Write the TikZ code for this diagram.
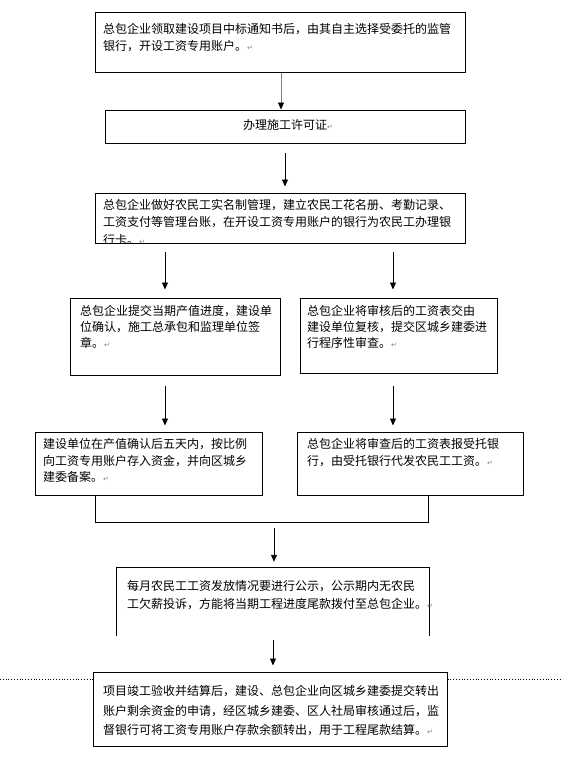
\documentclass[tikz,border=0pt]{standalone}
\usepackage{fontspec}
\setmainfont{Noto Sans CJK SC}
\newfontfamily\symfont{DejaVu Sans}
\usetikzlibrary{arrows.meta}
\newcommand{\pmark}{{\symfont\fontsize{7}{7}\selectfont\textcolor{gray}{↵}}}
\begin{document}
\begin{tikzpicture}[x=1pt,y=-1pt,
  boxn/.style={draw=black,line width=1pt,fill=white,inner sep=0pt},
  txt/.style={anchor=north west,inner sep=0pt,align=left,font=\fontsize{12}{#1}\selectfont},
  txt/.default=17,
  arr/.style={line width=0.9pt,-{Triangle[width=6pt,length=7pt,color=black]}}]
\useasboundingbox (0,0) rectangle (561,761);
\fill[white] (0,0) rectangle (561,761);
% boxes
\node[boxn,minimum width=370pt,minimum height=60pt] (b1) at (280,42) {};
\node[boxn,minimum width=360pt,minimum height=33pt] (b2) at (285,126.5) {};
\node[boxn,minimum width=370pt,minimum height=50pt] (b3) at (280,218) {};
\node[boxn,minimum width=210pt,minimum height=77pt] (b4) at (175,336.5) {};
\node[boxn,minimum width=197pt,minimum height=75pt] (b5) at (398.5,335.5) {};
\node[boxn,minimum width=227pt,minimum height=63pt] (b6) at (148.5,463.5) {};
\node[boxn,minimum width=226pt,minimum height=63pt] (b7) at (410,463.5) {};
\node[inner sep=0pt,minimum width=312pt,minimum height=68pt] (b8) at (273,602) {};
% texts
\node[txt] (t1) at (103,23) {总包企业领取建设项目中标通知书后，由其自主选择受委托的监管\\银行，开设工资专用账户。\pmark};
\node[inner sep=0pt,font=\fontsize{12}{14}\selectfont] (t2) at (288,125) {办理施工许可证\pmark};
\begin{scope}
\clip (b3.north west) rectangle (b3.south east);
\node[txt=17.5] (t3) at (103,199) {总包企业做好农民工实名制管理，建立农民工花名册、考勤记录、\\工资支付等管理台账，在开设工资专用账户的银行为农民工办理银\\行卡。\pmark};
\end{scope}
\node[txt=16] (t4) at (80,305) {总包企业提交当期产值进度，建设单\\位确认，施工总承包和监理单位签\\章。\pmark};
\node[txt=16] (t5) at (307,305) {总包企业将审核后的工资表交由\\建设单位复核，提交区城乡建委进\\行程序性审查。\pmark};
\node[txt=16.5] (t6) at (43,438.5) {建设单位在产值确认后五天内，按比例\\向工资专用账户存入资金，并向区城乡\\建委备案。\pmark};
\node[txt=16.5] (t7) at (307,438.5) {总包企业将审查后的工资表报受托银\\行，由受托银行代发农民工工资。\pmark};
\draw[line width=1pt] (b8.south west) -- (b8.north west) -- (b8.north east) -- (b8.south east);
\node[txt=18] (t8) at (127,580.5) {每月农民工工资发放情况要进行公示，公示期内无农民\\工欠薪投诉，方能将当期工程进度尾款拨付至总包企业。\pmark};
% page break line
\coordinate (dl) at (0,679);
\coordinate (dr) at (561,679);
\node[boxn,minimum width=354pt,minimum height=74pt] (b9) at (270,709) {};
\draw[dotted,line width=0.8pt] (dl) -- (dl -| b9.west);
\draw[dotted,line width=0.8pt] (dl -| b9.east) -- (dr);
\node[txt=19.5] (t9) at (103,685.5) {项目竣工验收并结算后，建设、总包企业向区城乡建委提交转出\\账户剩余资金的申请，经区城乡建委、区人社局审核通过后，监\\督银行可将工资专用账户存款余额转出，用于工程尾款结算。\pmark};
% connectors
\coordinate (x281) at (281,0);
\coordinate (x285) at (285,0);
\coordinate (x165) at (165,0);
\coordinate (x393) at (393,0);
\coordinate (x274) at (274,0);
\draw[arr,draw=gray] (b1.south -| x281) -- (b2.north -| x281);
\draw[arr,shorten <=9pt,shorten >=6pt] (b2.south -| x285) -- (b3.north -| x285);
\draw[arr,shorten <=8pt,shorten >=8pt] (b3.south -| x165) -- (b4.north -| x165);
\draw[arr,shorten <=8pt,shorten >=8pt] (b3.south -| x393) -- (b5.north -| x393);
\draw[arr,shorten <=10pt,shorten >=6pt] (b4.south -| x165) -- (b6.north -| x165);
\draw[arr,shorten <=12pt,shorten >=6pt] (b5.south -| x393) -- (b7.north -| x393);
\coordinate (j1) at (95,522);
\coordinate (j2) at (428,522);
\draw[line width=1pt] (j1 |- b6.south) -- (j1) -- (j2) -- (j2 |- b7.south);
\coordinate (a8) at (274,528);
\draw[arr,shorten >=6pt] (a8) -- (b8.north -| x274);
\coordinate (a9) at (273,640);
\draw[arr,shorten >=6pt] (a9) -- (a9 |- b9.north);
\end{tikzpicture}
\end{document}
==========
■ **Short task**: Repeat the material exactly as it reads, without any of its pictures.

■ **Reply**:
Write the TikZ code for this diagram.
\documentclass[tikz,border=0pt]{standalone}
\usepackage{fontspec}
\setmainfont{Noto Sans CJK SC}
\newfontfamily\symfont{DejaVu Sans}
\usetikzlibrary{arrows.meta}
\newcommand{\pmark}{{\symfont\fontsize{7}{7}\selectfont\textcolor{gray}{↵}}}
\begin{document}
\begin{tikzpicture}[x=1pt,y=-1pt,
  boxn/.style={draw=black,line width=1pt,fill=white,inner sep=0pt},
  txt/.style={anchor=north west,inner sep=0pt,align=left,font=\fontsize{12}{#1}\selectfont},
  txt/.default=17,
  arr/.style={line width=0.9pt,-{Triangle[width=6pt,length=7pt,color=black]}}]
\useasboundingbox (0,0) rectangle (561,761);
\fill[white] (0,0) rectangle (561,761);
% boxes
\node[boxn,minimum width=370pt,minimum height=60pt] (b1) at (280,42) {};
\node[boxn,minimum width=360pt,minimum height=33pt] (b2) at (285,126.5) {};
\node[boxn,minimum width=370pt,minimum height=50pt] (b3) at (280,218) {};
\node[boxn,minimum width=210pt,minimum height=77pt] (b4) at (175,336.5) {};
\node[boxn,minimum width=197pt,minimum height=75pt] (b5) at (398.5,335.5) {};
\node[boxn,minimum width=227pt,minimum height=63pt] (b6) at (148.5,463.5) {};
\node[boxn,minimum width=226pt,minimum height=63pt] (b7) at (410,463.5) {};
\node[inner sep=0pt,minimum width=312pt,minimum height=68pt] (b8) at (273,602) {};
% texts
\node[txt] (t1) at (103,23) {总包企业领取建设项目中标通知书后，由其自主选择受委托的监管\\银行，开设工资专用账户。\pmark};
\node[inner sep=0pt,font=\fontsize{12}{14}\selectfont] (t2) at (288,125) {办理施工许可证\pmark};
\begin{scope}
\clip (b3.north west) rectangle (b3.south east);
\node[txt=17.5] (t3) at (103,199) {总包企业做好农民工实名制管理，建立农民工花名册、考勤记录、\\工资支付等管理台账，在开设工资专用账户的银行为农民工办理银\\行卡。\pmark};
\end{scope}
\node[txt=16] (t4) at (80,305) {总包企业提交当期产值进度，建设单\\位确认，施工总承包和监理单位签\\章。\pmark};
\node[txt=16] (t5) at (307,305) {总包企业将审核后的工资表交由\\建设单位复核，提交区城乡建委进\\行程序性审查。\pmark};
\node[txt=16.5] (t6) at (43,438.5) {建设单位在产值确认后五天内，按比例\\向工资专用账户存入资金，并向区城乡\\建委备案。\pmark};
\node[txt=16.5] (t7) at (307,438.5) {总包企业将审查后的工资表报受托银\\行，由受托银行代发农民工工资。\pmark};
\draw[line width=1pt] (b8.south west) -- (b8.north west) -- (b8.north east) -- (b8.south east);
\node[txt=18] (t8) at (127,580.5) {每月农民工工资发放情况要进行公示，公示期内无农民\\工欠薪投诉，方能将当期工程进度尾款拨付至总包企业。\pmark};
% page break line
\coordinate (dl) at (0,679);
\coordinate (dr) at (561,679);
\node[boxn,minimum width=354pt,minimum height=74pt] (b9) at (270,709) {};
\draw[dotted,line width=0.8pt] (dl) -- (dl -| b9.west);
\draw[dotted,line width=0.8pt] (dl -| b9.east) -- (dr);
\node[txt=19.5] (t9) at (103,685.5) {项目竣工验收并结算后，建设、总包企业向区城乡建委提交转出\\账户剩余资金的申请，经区城乡建委、区人社局审核通过后，监\\督银行可将工资专用账户存款余额转出，用于工程尾款结算。\pmark};
% connectors
\coordinate (x281) at (281,0);
\coordinate (x285) at (285,0);
\coordinate (x165) at (165,0);
\coordinate (x393) at (393,0);
\coordinate (x274) at (274,0);
\draw[arr,draw=gray] (b1.south -| x281) -- (b2.north -| x281);
\draw[arr,shorten <=9pt,shorten >=6pt] (b2.south -| x285) -- (b3.north -| x285);
\draw[arr,shorten <=8pt,shorten >=8pt] (b3.south -| x165) -- (b4.north -| x165);
\draw[arr,shorten <=8pt,shorten >=8pt] (b3.south -| x393) -- (b5.north -| x393);
\draw[arr,shorten <=10pt,shorten >=6pt] (b4.south -| x165) -- (b6.north -| x165);
\draw[arr,shorten <=12pt,shorten >=6pt] (b5.south -| x393) -- (b7.north -| x393);
\coordinate (j1) at (95,522);
\coordinate (j2) at (428,522);
\draw[line width=1pt] (j1 |- b6.south) -- (j1) -- (j2) -- (j2 |- b7.south);
\coordinate (a8) at (274,528);
\draw[arr,shorten >=6pt] (a8) -- (b8.north -| x274);
\coordinate (a9) at (273,640);
\draw[arr,shorten >=6pt] (a9) -- (a9 |- b9.north);
\end{tikzpicture}
\end{document}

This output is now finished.